Exercise inputs =
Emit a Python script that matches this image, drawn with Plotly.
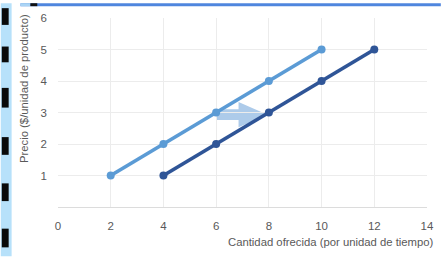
import plotly.graph_objects as go

# Data
qty_original = [2, 4, 6, 8, 10]
qty_shifted = [4, 6, 8, 10, 12]
price = [1, 2, 3, 4, 5]
x_ticks = [0, 2, 4, 6, 8, 10, 12, 14]
y_ticks = [1, 2, 3, 4, 5, 6]
arrow_from, arrow_to, arrow_price = 6, 8, 3

W, H = 446, 257
ML, MR, MT, MB = 58, 14, 15, 50
PW, PH = W - ML - MR, H - MT - MB

def px(x):
    return (x - ML) / PW

def py(y):
    return (H - MB - y) / PH

fig = go.Figure()
fig.add_trace(go.Scatter(x=qty_original, y=price, mode="lines+markers",
                         line=dict(color="#5b9bd5", width=3.7),
                         marker=dict(size=8, color="#5b9bd5"), showlegend=False))
fig.add_trace(go.Scatter(x=qty_shifted, y=price, mode="lines+markers",
                         line=dict(color="#2f5597", width=3.7),
                         marker=dict(size=8, color="#2f5597"), showlegend=False))

shapes = []
# block arrow (data coords)
a0, a1, yc = arrow_from, arrow_to, arrow_price - 0.07
hx = a0 + 0.85
path = (f"M {a0},{yc+0.17} L {hx},{yc+0.17} L {hx},{yc+0.4} L {a1-0.05},{yc} "
        f"L {hx},{yc-0.4} L {hx},{yc-0.17} L {a0},{yc-0.17} Z")
shapes.append(dict(type="path", path=path, xref="x", yref="y", layer="below",
                   fillcolor="#adcbea", line=dict(width=0)))

# left decoration strip
shapes.append(dict(type="rect", xref="paper", yref="paper", x0=px(0), x1=px(11),
                   y0=py(H), y1=py(0), fillcolor="#b7e1fa", line=dict(width=0), layer="above"))
for (y0, y1) in [(5, 22), (44, 60), (86, 106), (136, 154), (183, 201), (229, 248)]:
    shapes.append(dict(type="rect", xref="paper", yref="paper", x0=px(1), x1=px(8),
                       y0=py(y1), y1=py(y0), fillcolor="#0a0a0a", line=dict(width=0), layer="above"))
# top bar
shapes.append(dict(type="rect", xref="paper", yref="paper", x0=px(20), x1=px(W),
                   y0=py(3), y1=py(0), fillcolor="#4f86de", line=dict(width=0), layer="above"))
shapes.append(dict(type="rect", xref="paper", yref="paper", x0=px(20), x1=px(30),
                   y0=py(3), y1=py(0), fillcolor="#a9d4f5", line=dict(width=0), layer="above"))
shapes.append(dict(type="rect", xref="paper", yref="paper", x0=px(30), x1=px(37),
                   y0=py(3), y1=py(0), fillcolor="#111111", line=dict(width=0), layer="above"))

font = dict(family="Liberation Sans, Arial, sans-serif", size=11.3, color="#595959")
tfont = dict(family="Liberation Sans, Arial, sans-serif", size=11.5, color="#595959")

fig.update_layout(
    width=W, height=H,
    margin=dict(l=ML, r=MR, t=MT, b=MB),
    paper_bgcolor="white", plot_bgcolor="white",
    font=font,
    shapes=shapes,
    xaxis=dict(range=[0, 14], tickvals=x_ticks, showgrid=True, gridcolor="#ececec",
               gridwidth=1, zeroline=False, showline=False, ticks="",
               ticklabelstandoff=10, tickfont=tfont),
    yaxis=dict(range=[0, 6], tickvals=y_ticks, showgrid=True, gridcolor="#ececec",
               gridwidth=1, zeroline=True, zerolinecolor="#dcdcdc", zerolinewidth=1,
               showline=False, ticks="", ticklabelstandoff=10, tickfont=tfont),
    annotations=[
        dict(text="Cantidad ofrecida (por unidad de tiempo)", xref="paper", yref="paper",
             x=px(441), y=py(243), xanchor="right", yanchor="middle", showarrow=False,
             font=font),
        dict(text="Precio ($/unidad de producto)", xref="paper", yref="paper",
             x=px(23), y=py(9), xanchor="center", yanchor="top", textangle=-90,
             showarrow=False, font=font),
    ],
)
fig.write_html("out.html", config={"displayModeBar": False},
               post_script="document.body.style.margin='0';document.body.style.padding='0';")
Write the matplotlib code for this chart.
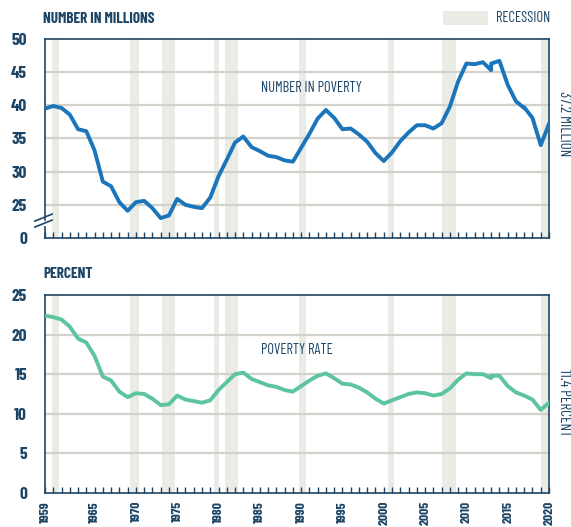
import matplotlib
matplotlib.use("Agg")
import matplotlib.pyplot as plt
from matplotlib.patches import Rectangle

# poverty data, 1959-2020 (2013 and 2017 have two estimates each)
years = [1959, 1960, 1961, 1962, 1963, 1964, 1965, 1966, 1967, 1968, 1969,
         1970, 1971, 1972, 1973, 1974, 1975, 1976, 1977, 1978, 1979,
         1980, 1981, 1982, 1983, 1984, 1985, 1986, 1987, 1988, 1989,
         1990, 1991, 1992, 1993, 1994, 1995, 1996, 1997, 1998, 1999,
         2000, 2001, 2002, 2003, 2004, 2005, 2006, 2007, 2008, 2009,
         2010, 2011, 2012, 2013, 2013, 2014, 2015, 2016, 2017, 2017,
         2018, 2019, 2020]
number_millions = [39.5, 39.9, 39.6, 38.6, 36.4, 36.1, 33.2, 28.5, 27.8, 25.4, 24.1,
                   25.4, 25.6, 24.5, 23.0, 23.4, 25.9, 25.0, 24.7, 24.5, 26.1,
                   29.3, 31.8, 34.4, 35.3, 33.7, 33.1, 32.4, 32.2, 31.7, 31.5,
                   33.6, 35.7, 38.0, 39.3, 38.1, 36.4, 36.5, 35.6, 34.5, 32.8,
                   31.6, 32.9, 34.6, 35.9, 37.0, 37.0, 36.5, 37.3, 39.8, 43.6,
                   46.3, 46.2, 46.5, 45.3, 46.3, 46.7, 43.1, 40.6, 39.6, 39.7,
                   38.1, 34.0, 37.2]
rate_percent = [22.4, 22.2, 21.9, 21.0, 19.5, 19.0, 17.3, 14.7, 14.2, 12.8, 12.1,
                12.6, 12.5, 11.9, 11.1, 11.2, 12.3, 11.8, 11.6, 11.4, 11.7,
                13.0, 14.0, 15.0, 15.2, 14.4, 14.0, 13.6, 13.4, 13.0, 12.8,
                13.5, 14.2, 14.8, 15.1, 14.5, 13.8, 13.7, 13.3, 12.7, 11.9,
                11.3, 11.7, 12.1, 12.5, 12.7, 12.6, 12.3, 12.5, 13.2, 14.3,
                15.1, 15.0, 15.0, 14.5, 14.8, 14.8, 13.5, 12.7, 12.3, 12.3,
                11.8, 10.5, 11.4]

# recession bands as drawn on the chart (start, end)
recessions = [(1959.9, 1960.7), (1969.3, 1970.4), (1973.2, 1974.7),
              (1979.4, 1980.1), (1980.8, 1982.4), (1989.8, 1990.6),
              (2000.5, 2001.3), (2007.1, 2008.8), (2019.0, 2019.9)]

year_labels = [1959, 1965, 1970, 1975, 1980, 1985, 1990, 1995, 2000, 2005, 2010, 2015, 2020]
top_ticks = [20, 25, 30, 35, 40, 45, 50]
top_tick_labels = ["0", "25", "30", "35", "40", "45", "50"]
bottom_ticks = [0, 5, 10, 15, 20, 25]

NAVY = "#1d4566"
BLUE = "#1b75bb"
GREEN = "#5cc49f"
GRID = "#d2d1ca"
SHADE = "#ebebe6"
FONT = ["Barlow Condensed", "Roboto Condensed", "DejaVu Sans"]

plt.rcParams["font.family"] = FONT

fig = plt.figure(figsize=(5.71, 5.27), dpi=100)
ax1 = fig.add_axes([45 / 571, 1 - 238 / 527, 504 / 571, 199 / 527])
ax2 = fig.add_axes([45 / 571, 1 - 493 / 527, 504 / 571, 198 / 527])


def style(ax, ymin, ymax, ticks):
    ax.set_xlim(1959, 2020)
    ax.set_ylim(ymin, ymax)
    for s, e in recessions:
        ax.axvspan(s, e, color=SHADE, lw=0, zorder=0)
    for t in ticks[1:-1]:
        ax.axhline(t, color=GRID, lw=1.6, zorder=1)
    for sp in ax.spines.values():
        sp.set_color(NAVY)
        sp.set_linewidth(1.2)
    ax.set_xticks(range(1959, 2021))
    ax.tick_params(axis="x", direction="in", length=4, width=1, color=NAVY, labelbottom=False)
    ax.set_yticks(ticks)
    ax.tick_params(axis="y", length=0, pad=13, labelcolor=NAVY, labelsize=12.5)


style(ax1, 20.1, 50, top_ticks)
ax1.set_yticklabels(top_tick_labels, fontweight="bold")
ax1.plot(years, number_millions, color=BLUE, lw=2.8, zorder=3, solid_joinstyle="round")

# broken left axis
ax1.spines["left"].set_visible(False)
ax1.plot([0, 0], [0.09, 1], transform=ax1.transAxes, color=NAVY, lw=1.2, clip_on=False)
ax1.plot([0, 0], [0, 0.055], transform=ax1.transAxes, color=NAVY, lw=1.2, clip_on=False)
for y0 in (0.085, 0.055):
    ax1.plot([-0.02, 0.014], [y0, y0 + 0.035], transform=ax1.transAxes,
             color=NAVY, lw=1.2, clip_on=False)

style(ax2, 0, 25, bottom_ticks)
ax2.set_yticklabels([str(t) for t in bottom_ticks], fontweight="bold")
ax2.plot(years, rate_percent, color=GREEN, lw=2.8, zorder=3, solid_joinstyle="round")

# year labels under the bottom panel
for yr in year_labels:
    ax2.text(yr, -1.0, str(yr), rotation=90, ha="center", va="top", color=NAVY,
             fontsize=9.8, fontweight="bold", clip_on=False)

# series labels
ax1.text(1991.2, 42.6, "NUMBER IN POVERTY", ha="center", va="center", color=NAVY, fontsize=10.5)
ax2.text(1989.5, 18.0, "POVERTY RATE", ha="center", va="center", color=NAVY, fontsize=10.5)

# end values
ax1.text(2021.0, number_millions[-1], "37.2 MILLION", rotation=-90, ha="left", va="center",
         color=NAVY, fontsize=11, clip_on=False)
ax2.text(2021.0, rate_percent[-1], "11.4 PERCENT", rotation=-90, ha="left", va="center",
         color=NAVY, fontsize=11, clip_on=False)

# panel titles
fig.text(43 / 571, 1 - 19 / 527, "NUMBER IN MILLIONS", ha="left", va="center",
         color=NAVY, fontsize=11, fontweight="bold")
fig.text(43 / 571, 1 - 274 / 527, "PERCENT", ha="left", va="center",
         color=NAVY, fontsize=11, fontweight="bold")

# legend
fig.patches.append(Rectangle((443 / 571, 1 - 25 / 527), 45 / 571, 14 / 527,
                             transform=fig.transFigure, color=SHADE, lw=0))
fig.text(496 / 571, 1 - 18 / 527, "RECESSION", ha="left", va="center", color=NAVY, fontsize=10.5)

fig.savefig("out.png", dpi=100)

Task to complete = Everything from the first line to the line with "return (H - MB - y) / PH" must be repeated exactly, and nothing else. Leave the pictures out.

The answer =
Emit a Python script that matches this image, drawn with Plotly.
import plotly.graph_objects as go

# Data
qty_original = [2, 4, 6, 8, 10]
qty_shifted = [4, 6, 8, 10, 12]
price = [1, 2, 3, 4, 5]
x_ticks = [0, 2, 4, 6, 8, 10, 12, 14]
y_ticks = [1, 2, 3, 4, 5, 6]
arrow_from, arrow_to, arrow_price = 6, 8, 3

W, H = 446, 257
ML, MR, MT, MB = 58, 14, 15, 50
PW, PH = W - ML - MR, H - MT - MB

def px(x):
    return (x - ML) / PW

def py(y):
    return (H - MB - y) / PH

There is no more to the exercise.